Kai Chisaki
    c.ai

    You should’ve known something was wrong when Chisaki agreed to “help” you run errands. You should’ve known. But now here you were — stuck two steps behind him at the world’s most chaotic farmer’s market, while he moved like an unstoppable grim reaper through the crowd, a can of industrial-strength sanitizer practically glued to his gloved hand.

    Every time someone got within five feet? PSSSSHHHHHHHT. Out came the sanitizer. Didn’t matter if it was a sweet old lady, a crying baby, or a golden retriever wearing a bandana — everyone got misted.

    You jogged to keep up, waving awkwardly at the angry glares he left in his wake. “Bro,” you hissed under your breath, dodging a particularly aggressive spritz aimed at a guy selling kettle corn, “you’re gonna start an actual riot.”

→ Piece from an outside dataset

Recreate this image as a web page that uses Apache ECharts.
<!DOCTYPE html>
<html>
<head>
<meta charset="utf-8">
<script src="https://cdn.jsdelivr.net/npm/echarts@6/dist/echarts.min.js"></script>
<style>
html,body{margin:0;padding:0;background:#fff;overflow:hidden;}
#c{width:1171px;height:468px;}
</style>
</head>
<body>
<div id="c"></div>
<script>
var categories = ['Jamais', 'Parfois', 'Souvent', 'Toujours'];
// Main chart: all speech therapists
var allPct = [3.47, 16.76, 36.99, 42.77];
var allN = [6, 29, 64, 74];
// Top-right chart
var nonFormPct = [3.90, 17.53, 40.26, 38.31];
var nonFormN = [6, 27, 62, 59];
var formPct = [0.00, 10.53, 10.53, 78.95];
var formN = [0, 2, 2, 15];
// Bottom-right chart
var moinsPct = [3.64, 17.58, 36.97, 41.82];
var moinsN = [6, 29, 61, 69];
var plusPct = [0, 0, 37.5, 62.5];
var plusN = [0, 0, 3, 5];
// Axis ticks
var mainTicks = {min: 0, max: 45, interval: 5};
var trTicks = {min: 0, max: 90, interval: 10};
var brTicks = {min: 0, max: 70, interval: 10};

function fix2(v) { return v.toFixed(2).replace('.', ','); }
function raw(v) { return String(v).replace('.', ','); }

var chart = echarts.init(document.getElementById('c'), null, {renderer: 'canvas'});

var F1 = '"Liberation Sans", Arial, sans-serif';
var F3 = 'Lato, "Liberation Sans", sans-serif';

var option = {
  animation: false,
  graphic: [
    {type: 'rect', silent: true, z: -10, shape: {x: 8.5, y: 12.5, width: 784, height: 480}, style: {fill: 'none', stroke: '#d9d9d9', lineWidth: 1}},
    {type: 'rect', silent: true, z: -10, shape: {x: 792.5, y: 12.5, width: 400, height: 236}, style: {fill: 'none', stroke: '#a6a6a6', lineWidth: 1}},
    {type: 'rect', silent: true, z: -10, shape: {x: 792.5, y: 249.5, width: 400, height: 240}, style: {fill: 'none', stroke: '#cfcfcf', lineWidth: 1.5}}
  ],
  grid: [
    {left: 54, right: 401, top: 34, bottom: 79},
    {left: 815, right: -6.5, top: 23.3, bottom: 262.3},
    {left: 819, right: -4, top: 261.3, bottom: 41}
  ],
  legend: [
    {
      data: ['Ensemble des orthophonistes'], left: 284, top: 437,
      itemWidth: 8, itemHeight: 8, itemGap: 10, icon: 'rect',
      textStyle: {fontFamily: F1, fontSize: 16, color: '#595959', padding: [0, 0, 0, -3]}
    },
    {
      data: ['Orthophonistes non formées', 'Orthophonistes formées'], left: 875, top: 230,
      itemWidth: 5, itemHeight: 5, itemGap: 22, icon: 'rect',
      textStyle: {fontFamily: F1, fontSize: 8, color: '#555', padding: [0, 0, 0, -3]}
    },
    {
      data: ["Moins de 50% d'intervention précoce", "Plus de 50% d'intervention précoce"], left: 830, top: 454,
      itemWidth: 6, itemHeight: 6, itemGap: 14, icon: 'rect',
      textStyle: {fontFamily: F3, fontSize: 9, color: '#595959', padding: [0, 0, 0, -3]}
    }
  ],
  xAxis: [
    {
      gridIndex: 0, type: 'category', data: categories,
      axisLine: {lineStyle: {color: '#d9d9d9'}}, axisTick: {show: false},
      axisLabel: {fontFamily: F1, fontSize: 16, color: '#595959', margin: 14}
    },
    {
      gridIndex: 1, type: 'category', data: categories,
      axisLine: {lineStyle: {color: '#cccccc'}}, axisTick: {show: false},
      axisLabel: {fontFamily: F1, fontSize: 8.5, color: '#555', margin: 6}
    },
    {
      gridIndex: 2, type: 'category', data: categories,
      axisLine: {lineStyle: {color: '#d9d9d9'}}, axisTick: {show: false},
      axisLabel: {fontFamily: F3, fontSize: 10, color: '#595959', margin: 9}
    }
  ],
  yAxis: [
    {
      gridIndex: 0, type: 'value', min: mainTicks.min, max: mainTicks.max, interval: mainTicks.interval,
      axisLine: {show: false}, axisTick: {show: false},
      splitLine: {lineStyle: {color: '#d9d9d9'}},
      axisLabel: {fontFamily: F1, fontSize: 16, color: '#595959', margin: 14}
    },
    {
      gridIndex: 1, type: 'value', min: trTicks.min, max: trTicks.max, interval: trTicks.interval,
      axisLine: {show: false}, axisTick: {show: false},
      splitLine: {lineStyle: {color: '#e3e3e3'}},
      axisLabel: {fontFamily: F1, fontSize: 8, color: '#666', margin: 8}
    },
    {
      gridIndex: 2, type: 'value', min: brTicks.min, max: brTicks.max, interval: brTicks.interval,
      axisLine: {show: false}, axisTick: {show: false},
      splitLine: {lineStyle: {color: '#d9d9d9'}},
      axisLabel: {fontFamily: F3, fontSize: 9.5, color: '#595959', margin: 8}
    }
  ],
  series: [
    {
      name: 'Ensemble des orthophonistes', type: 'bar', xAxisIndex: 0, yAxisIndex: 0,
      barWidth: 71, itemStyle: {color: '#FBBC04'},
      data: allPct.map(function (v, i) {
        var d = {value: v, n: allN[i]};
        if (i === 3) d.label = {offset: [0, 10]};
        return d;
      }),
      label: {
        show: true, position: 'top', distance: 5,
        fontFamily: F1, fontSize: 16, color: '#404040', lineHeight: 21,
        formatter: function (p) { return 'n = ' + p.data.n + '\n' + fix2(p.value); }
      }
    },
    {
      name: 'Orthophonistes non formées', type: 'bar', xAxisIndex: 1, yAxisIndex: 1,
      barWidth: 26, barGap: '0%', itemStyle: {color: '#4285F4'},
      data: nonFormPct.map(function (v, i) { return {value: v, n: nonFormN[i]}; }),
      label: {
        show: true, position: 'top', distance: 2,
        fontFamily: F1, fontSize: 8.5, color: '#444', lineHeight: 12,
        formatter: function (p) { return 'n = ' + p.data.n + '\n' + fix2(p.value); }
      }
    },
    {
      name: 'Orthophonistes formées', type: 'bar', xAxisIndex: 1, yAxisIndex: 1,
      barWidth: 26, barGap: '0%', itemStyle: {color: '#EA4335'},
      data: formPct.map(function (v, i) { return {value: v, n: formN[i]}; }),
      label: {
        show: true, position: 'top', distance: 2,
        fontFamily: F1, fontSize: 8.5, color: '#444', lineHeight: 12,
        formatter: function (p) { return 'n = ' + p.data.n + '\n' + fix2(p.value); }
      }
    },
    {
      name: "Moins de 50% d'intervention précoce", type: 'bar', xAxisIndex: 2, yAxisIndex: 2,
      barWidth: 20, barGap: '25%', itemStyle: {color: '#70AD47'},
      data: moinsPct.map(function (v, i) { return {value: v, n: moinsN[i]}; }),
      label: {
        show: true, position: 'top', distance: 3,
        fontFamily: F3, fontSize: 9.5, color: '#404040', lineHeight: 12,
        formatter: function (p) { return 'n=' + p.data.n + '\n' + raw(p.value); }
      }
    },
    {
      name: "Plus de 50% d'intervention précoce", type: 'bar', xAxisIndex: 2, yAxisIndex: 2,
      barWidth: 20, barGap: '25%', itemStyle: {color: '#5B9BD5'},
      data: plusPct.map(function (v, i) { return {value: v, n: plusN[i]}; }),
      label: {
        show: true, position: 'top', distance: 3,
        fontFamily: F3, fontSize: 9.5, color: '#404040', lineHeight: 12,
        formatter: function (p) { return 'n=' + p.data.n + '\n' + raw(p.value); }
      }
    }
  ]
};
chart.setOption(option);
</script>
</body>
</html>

    “They’re filthy,” Chisaki said calmly, his voice muffled behind his stupid, custom designer mask. “Disgusting. I’m doing them a favor.”

    You pinched the bridge of your nose, sighing so hard it could power a wind turbine. “Dude, it’s a farmer’s market. It’s supposed to be chaotic and full of germs. That’s, like… the whole vibe.”

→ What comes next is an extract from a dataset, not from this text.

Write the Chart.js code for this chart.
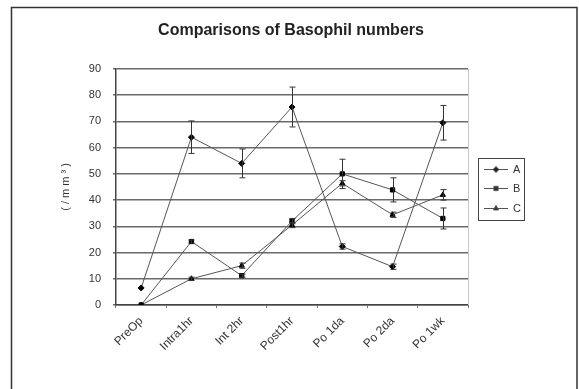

    Chisaki turned slightly, narrowing his eyes at you like you’d just personally insulted his bloodline. “If I catch so much as a single virus from this place,” he said slowly, dangerously, “I’m quarantining your apartment. And you.”

    You stared at him. You processed that threat. And then you started casually edging away before he could slap a biohazard sticker on your forehead.

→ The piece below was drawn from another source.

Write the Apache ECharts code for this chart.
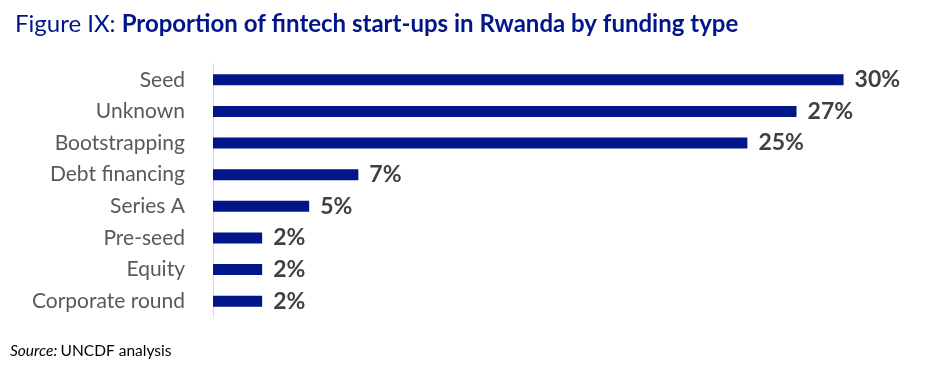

    Meanwhile, Chisaki continued his grim march through the market, sanitizing every vegetable stand, meat counter, and produce bin like a one-man apocalypse. You were 90% sure someone was gonna call security. And 100% sure you were not getting your security deposit back if he actually tried to quarantine your house.

    Just another beautiful Saturday with Kai Chisaki: Local Menace, Certified Germophobe, and Reluctant Errand Buddy.